This post is part of our Walk This Way series, designed to share The Walking Classroom experiences of teachers and students across the United States. This post provides a glimpse into Kathie Yonemura’s class.
Spring . . . the time of year when the school year feels never-ending. Teachers are tired and kids often start regressing in behaviors. Spending time outdoors walking and listening to The Walking Classroom podcasts is a lifesaver! Each podcast begins with a health or character lesson woven naturally into the conversation between the students leading the lesson.
Personal Space and Boundaries
We have had some issues with certain students not respecting others’ personal space. What perfect timing to listen to a podcast about America’s poet, Carl Sandburg (Combined-#35, 4-#24) as we gear up for April (National Poetry Month!). In this podcast, the first few minutes are all about boundaries!
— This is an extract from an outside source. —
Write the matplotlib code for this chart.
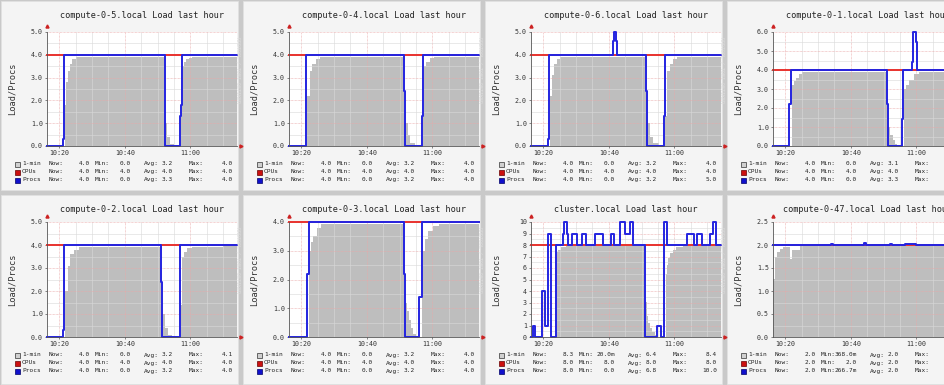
import matplotlib.pyplot as plt
from matplotlib.patches import Rectangle
from matplotlib.ticker import MultipleLocator, FixedLocator

plt.rcParams['font.family'] = ['DejaVu Sans Mono']

W, H = 945, 385
XMIN, XMAX = 16.3, 74.2          # minutes after 10:00
xtick_pos = [20, 40, 60]
xtick_lab = ['10:20', '10:40', '11:00']
legend_names = ['1-min', 'CPUs', 'Procs']

# ---------------- data ----------------
# compute-0-5
c05_procs_t = [16.3, 21.3, 21.5, 52.2, 52.4, 56.9, 57.1, 57.3]
c05_procs = [0, 0.3, 4.0, 2.4, 0.0, 1.3, 1.8, 4.0]
c05_load_t = [16.3, 21.8, 22.2, 22.6, 23.2, 24.0, 25.0, 52.3, 53.0, 53.7, 55.0,
              57.2, 57.4, 57.9, 58.6, 59.6, 60.6]
c05_load = [0, 1.8, 2.8, 3.3, 3.6, 3.8, 3.92, 1.0, 0.4, 0.1, 0.0,
            1.3, 3.5, 3.7, 3.8, 3.85, 3.92]
c05_cpus = 4.0
c05_stats = [['4.0', '0.0', '3.2', '4.0'], ['4.0', '4.0', '4.0', '4.0'], ['4.0', '0.0', '3.3', '4.0']]

# compute-0-4
c04_procs_t = [16.3, 21.4, 21.6, 51.3, 51.5, 56.8, 57.0]
c04_procs = [0, 0.3, 4.0, 2.4, 0.0, 1.3, 4.0]
c04_load_t = [16.3, 21.9, 22.6, 23.4, 24.4, 25.6, 51.4, 52.6, 53.3, 54.6,
              57.1, 57.4, 58.2, 59.2, 60.5]
c04_load = [0, 2.2, 3.3, 3.6, 3.8, 3.92, 1.0, 0.5, 0.15, 0.0,
            1.3, 3.5, 3.7, 3.85, 3.92]
c04_cpus = 4.0
c04_stats = [['4.0', '0.0', '3.2', '4.0'], ['4.0', '4.0', '4.0', '4.0'], ['4.0', '0.0', '3.2', '4.0']]

# compute-0-6
c06_procs_t = [16.3, 21.6, 21.8, 41.3, 41.6, 42.3, 42.5, 51.2, 51.6, 56.9, 57.1]
c06_procs = [0, 0.3, 4.0, 4.6, 5.0, 4.6, 4.0, 2.4, 0.0, 1.3, 4.0]
c06_load_t = [16.3, 22.2, 22.8, 23.4, 24.2, 25.2, 51.3, 52.7, 53.5, 55.2,
              57.2, 57.8, 58.6, 59.6, 60.8]
c06_load = [0, 2.2, 3.1, 3.6, 3.8, 3.92, 1.0, 0.4, 0.15, 0.0,
            1.3, 3.3, 3.6, 3.8, 3.92]
c06_cpus = 4.0
c06_stats = [['4.0', '0.0', '3.2', '4.0'], ['4.0', '4.0', '4.0', '4.0'], ['4.0', '0.0', '3.2', '5.0']]

# compute-0-1
c01_procs_t = [16.3, 21.2, 21.9, 51.0, 51.3, 55.6, 55.9, 58.6, 59.1, 59.8, 60.3]
c01_procs = [0, 2.2, 4.0, 2.2, 0.0, 1.4, 4.0, 4.4, 6.0, 5.5, 4.0]
c01_load_t = [16.3, 22.2, 22.6, 23.2, 24.2, 25.2, 51.1, 52.0, 52.8, 53.6, 54.2,
              56.3, 56.7, 57.7, 59.3, 60.8]
c01_load = [0, 3.2, 3.4, 3.6, 3.8, 3.92, 1.0, 0.6, 0.3, 0.1, 0.0,
            3.0, 3.2, 3.5, 3.8, 3.92]
c01_cpus = 4.0
c01_stats = [['4.0', '0.0', '3.1', '4.0'], ['4.0', '4.0', '4.0', '4.0'], ['4.0', '0.0', '3.3', '6.0']]

# compute-0-2
c02_procs_t = [16.3, 21.3, 21.5, 51.1, 51.3, 56.7, 56.9]
c02_procs = [0, 0.3, 4.0, 2.4, 0.0, 1.3, 4.0]
c02_load_t = [16.3, 21.9, 22.6, 23.4, 24.4, 25.9, 51.2, 52.4, 53.1, 54.4,
              57.0, 57.3, 58.1, 59.0, 60.5, 70.0, 70.6]
c02_load = [0, 2.0, 3.1, 3.6, 3.8, 3.92, 1.0, 0.4, 0.1, 0.0,
            1.4, 3.5, 3.7, 3.85, 3.92, 4.05, 3.95]
c02_cpus = 4.0
c02_stats = [['4.0', '0.0', '3.2', '4.1'], ['4.0', '4.0', '4.0', '4.0'], ['4.0', '0.0', '3.2', '4.0']]

# compute-0-3
c03_procs_t = [16.3, 21.8, 22.4, 51.3, 51.8, 56.0, 56.7]
c03_procs = [0, 2.2, 4.0, 2.2, 0.0, 1.4, 4.0]
c03_load_t = [16.3, 22.5, 22.9, 23.7, 24.8, 26.1, 51.4, 51.8, 52.4, 53.0, 53.6, 54.2, 55.0,
              56.8, 57.1, 57.7, 58.7, 60.2, 62.0]
c03_load = [0, 3.0, 3.3, 3.5, 3.8, 3.92, 1.6, 1.2, 0.9, 0.6, 0.3, 0.1, 0.0,
            2.5, 3.0, 3.4, 3.7, 3.85, 3.92]
c03_cpus = 4.0
c03_stats = [['4.0', '0.0', '3.2', '4.0'], ['4.0', '4.0', '4.0', '4.0'], ['4.0', '0.0', '3.2', '4.0']]

# cluster
cl_procs_t = [16.3, 16.8, 17.6, 19.6, 20.6, 21.4, 22.4, 23.8, 26.0, 26.3, 27.2, 27.5,
              28.8, 30.3, 31.8, 33.2, 35.9, 38.3, 40.8, 41.7, 43.5, 44.8, 46.4, 47.4,
              51.0, 54.7, 56.0, 56.7, 57.8, 63.9, 65.9, 66.9, 68.4, 71.0, 71.7, 72.7]
cl_procs = [0, 1, 0, 4, 1, 9, 0, 8, 9, 10, 9, 8,
            9, 8, 9, 8, 9, 8, 9, 8, 10, 9, 10, 8,
            0, 1, 0, 10, 8, 9, 8, 9, 8, 9, 10, 8]
cl_load_t = [16.3, 23.9, 24.6, 25.5, 27.0, 51.0, 51.5, 52.0, 52.5, 53.2, 54.0, 54.7,
             57.3, 57.6, 58.0, 58.7, 59.5, 60.5, 62.5, 70.0]
cl_load = [0, 7.4, 7.6, 7.8, 7.9, 3.0, 1.8, 1.2, 0.8, 0.4, 0.15, 0.0,
           5.5, 6.3, 6.9, 7.3, 7.6, 7.8, 7.95, 8.1]
cl_cpus = 8.0
cl_stats = [['8.3', '20.0m', '6.4', '8.4'], ['8.0', '8.0', '8.0', '8.0'], ['8.0', '0.0', '6.8', '10.0']]

# compute-0-47
c47_procs_t = [16.3, 34.0, 34.6, 44.0, 44.6, 52.0, 52.6, 56.5, 60.0, 69.0, 69.6]
c47_procs = [2.0, 2.03, 2.0, 2.04, 2.0, 2.03, 2.0, 2.02, 2.0, 2.03, 2.0]
c47_load_t = [16.3, 16.9, 17.6, 18.4, 19.4, 21.5, 22.2, 24.4]
c47_load = [1.25, 1.75, 1.85, 1.92, 1.95, 1.7, 1.9, 1.97]
c47_cpus = 2.0
c47_stats = [['2.0', '368.0m', '2.0', '2.0'], ['2.0', '2.0', '2.0', '2.0'], ['2.0', '266.7m', '2.0', '2.0']]

# ---------------- drawing ----------------
fig = plt.figure(figsize=(9.45, 3.85), dpi=100, facecolor='#c9c9c9')

col_left = [0, 242, 484, 726]
row_top = [0, 194]
plot_top = [32, 222]
plot_bot = [146, 337]
LEG_FS = 4.4


def fx(x):
    return x / W


def fy(y):
    return 1 - y / H


def panel(col, row, title, ymax, ystep, fmt, load_t, load, procs_t, procs, cpus, stats):
    pl, pt = col_left[col], row_top[row]
    fig.patches.append(Rectangle((fx(pl + 1), fy(pt + 190)), 237 / W, 189 / H,
                                 transform=fig.transFigure, facecolor='#f4f4f4',
                                 edgecolor='#e2e2e2', lw=0.5, zorder=-5))
    ax_l = pl + 47
    top, bot = plot_top[row], plot_bot[row]
    ax = fig.add_axes([fx(ax_l), fy(bot), 190 / W, (bot - top) / H])
    ax.set_facecolor('white')

    lt = load_t + [XMAX]
    lv = load + [load[-1]]
    ax.fill_between(lt, lv, step='post', color='#bebebe', lw=0, zorder=2)
    ax.plot([XMIN, XMAX], [cpus, cpus], color='#e8322e', lw=1.4, zorder=3, clip_on=False)
    ax.step(procs_t + [XMAX], procs + [procs[-1]], where='post', color='#2424e0',
            lw=1.4, zorder=4, clip_on=False)

    ax.set_xlim(XMIN, XMAX)
    ax.set_ylim(0, ymax)
    ax.xaxis.set_major_locator(FixedLocator(xtick_pos))
    ax.set_xticklabels(xtick_lab)
    ax.xaxis.set_minor_locator(MultipleLocator(5))
    ax.yaxis.set_major_locator(MultipleLocator(ystep))
    ax.yaxis.set_minor_locator(MultipleLocator(ystep / 2))
    ax.yaxis.set_major_formatter(fmt)
    ax.grid(which='major', color='#eaa8a8', lw=0.5, ls=(0, (1, 1)), zorder=5)
    ax.grid(which='minor', color='#d9d9d9', lw=0.4, ls='-', zorder=5)
    ax.set_axisbelow(False)
    ax.tick_params(which='major', length=1.5, width=0.5, labelsize=4.8, pad=1.5,
                   labelcolor='#333333', color='#555555')
    ax.tick_params(which='minor', length=0)
    for s in ['top', 'right']:
        ax.spines[s].set_visible(False)
    for s in ['left', 'bottom']:
        ax.spines[s].set_color('#555555')
        ax.spines[s].set_linewidth(0.6)
        ax.spines[s].set_zorder(6)
    ax.plot(0, 1.05, marker='^', ms=2.2, color='#cc2222', transform=ax.transAxes, clip_on=False)
    ax.plot(1.02, 0, marker='>', ms=2.2, color='#cc2222', transform=ax.transAxes, clip_on=False)

    fig.text(fx(ax_l + 95), fy(pt + 16), title, ha='center', va='center', fontsize=6.1,
             color='#222222')
    fig.text(fx(pl + 12), fy((top + bot) / 2), 'Load/Procs', rotation=90, ha='center',
             va='center', fontsize=6.2, color='#333333')
    fig.text(fx(pl + 238), fy(top + 38), 'RRDTOOL / TOBI OETIKER', rotation=270,
             ha='center', va='center', fontsize=3.6, color='#dcdcdc')

    sq_col = ['#d0d0d0', '#cc1010', '#1010cc']
    sq_edge = ['#333333', '#660000', '#000066']
    base = pt + 164 if row == 0 else 355
    for i in range(3):
        y = base + 8 * i
        fig.patches.append(Rectangle((fx(pl + 15), fy(y + 2.5)), 5 / W, 5 / H,
                                     transform=fig.transFigure, facecolor=sq_col[i],
                                     edgecolor=sq_edge[i], lw=0.5, zorder=3))
        fig.text(fx(pl + 22), fy(y), legend_names[i], ha='left', va='center',
                 fontsize=LEG_FS, color='#222222')
        for lab, lx, vx, val in zip(['Now:', 'Min:', 'Avg:', 'Max:'], [49, 95, 144, 189],
                                   [90, 131, 173, 233], stats[i]):
            fig.text(fx(pl + lx), fy(y), lab, ha='left', va='center', fontsize=LEG_FS,
                     color='#222222')
            fig.text(fx(pl + vx), fy(y), val, ha='right', va='center', fontsize=LEG_FS,
                     color='#222222')


f1 = '{x:.1f}'
fint = '{x:.0f}'
panel(0, 0, 'compute-0-5.local Load last hour', 5, 1, f1, c05_load_t, c05_load,
      c05_procs_t, c05_procs, c05_cpus, c05_stats)
panel(1, 0, 'compute-0-4.local Load last hour', 5, 1, f1, c04_load_t, c04_load,
      c04_procs_t, c04_procs, c04_cpus, c04_stats)
panel(2, 0, 'compute-0-6.local Load last hour', 5, 1, f1, c06_load_t, c06_load,
      c06_procs_t, c06_procs, c06_cpus, c06_stats)
panel(3, 0, 'compute-0-1.local Load last hour', 6, 1, f1, c01_load_t, c01_load,
      c01_procs_t, c01_procs, c01_cpus, c01_stats)
panel(0, 1, 'compute-0-2.local Load last hour', 5, 1, f1, c02_load_t, c02_load,
      c02_procs_t, c02_procs, c02_cpus, c02_stats)
panel(1, 1, 'compute-0-3.local Load last hour', 4, 1, f1, c03_load_t, c03_load,
      c03_procs_t, c03_procs, c03_cpus, c03_stats)
panel(2, 1, 'cluster.local Load last hour', 10, 1, fint, cl_load_t, cl_load,
      cl_procs_t, cl_procs, cl_cpus, cl_stats)
panel(3, 1, 'compute-0-47.local Load last hour', 2.5, 0.5, f1, c47_load_t, c47_load,
      c47_procs_t, c47_procs, c47_cpus, c47_stats)

fig.savefig('out.png', dpi=100, facecolor=fig.get_facecolor())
During the lesson, the podcast kids gave (often humorous) examples of physical and emotional boundaries. This resonated with so many of my students and elicited a lively discussion when we returned to class. All of them know they’re supposed to keep hands, feet, and body parts to themselves, and they related this to giving each other personal space. But the concept of non-physical boundaries; saying no or standing up for ourselves added a new perspective. This podcast made it easier to discuss friendship issues such as peer pressure, gossip, and tattling.
Bringing up Bullying
While learning about literary devices, we listened to First Person vs. Third Person (Combined-#19, 4-#44). This podcast began with the kids talking about bullying; again, the perfect connection to relationship conflicts that were happening on the yard! Not only did this podcast share tips for preventing bullying, such as speaking up by talking to an adult, but the podcast kids also did a great job discussing different types of bullying.
This linked back to the earlier podcast, which addressed setting physical and emotional boundaries. My students all understand physical bullying and they are more likely to report someone getting hurt. But more damaging is verbal and emotional bullying. Again, this podcast led to meaningful discussions (and many more conversations!) about speaking up for yourself and standing up for others. Of course, this led to additional dialogue about cyber-bullying.
Character Lessons Continue!
Teaching students character lessons is never just a one-time lesson, but on-going throughout the year. The Walking Classroom provides another avenue for these discussions!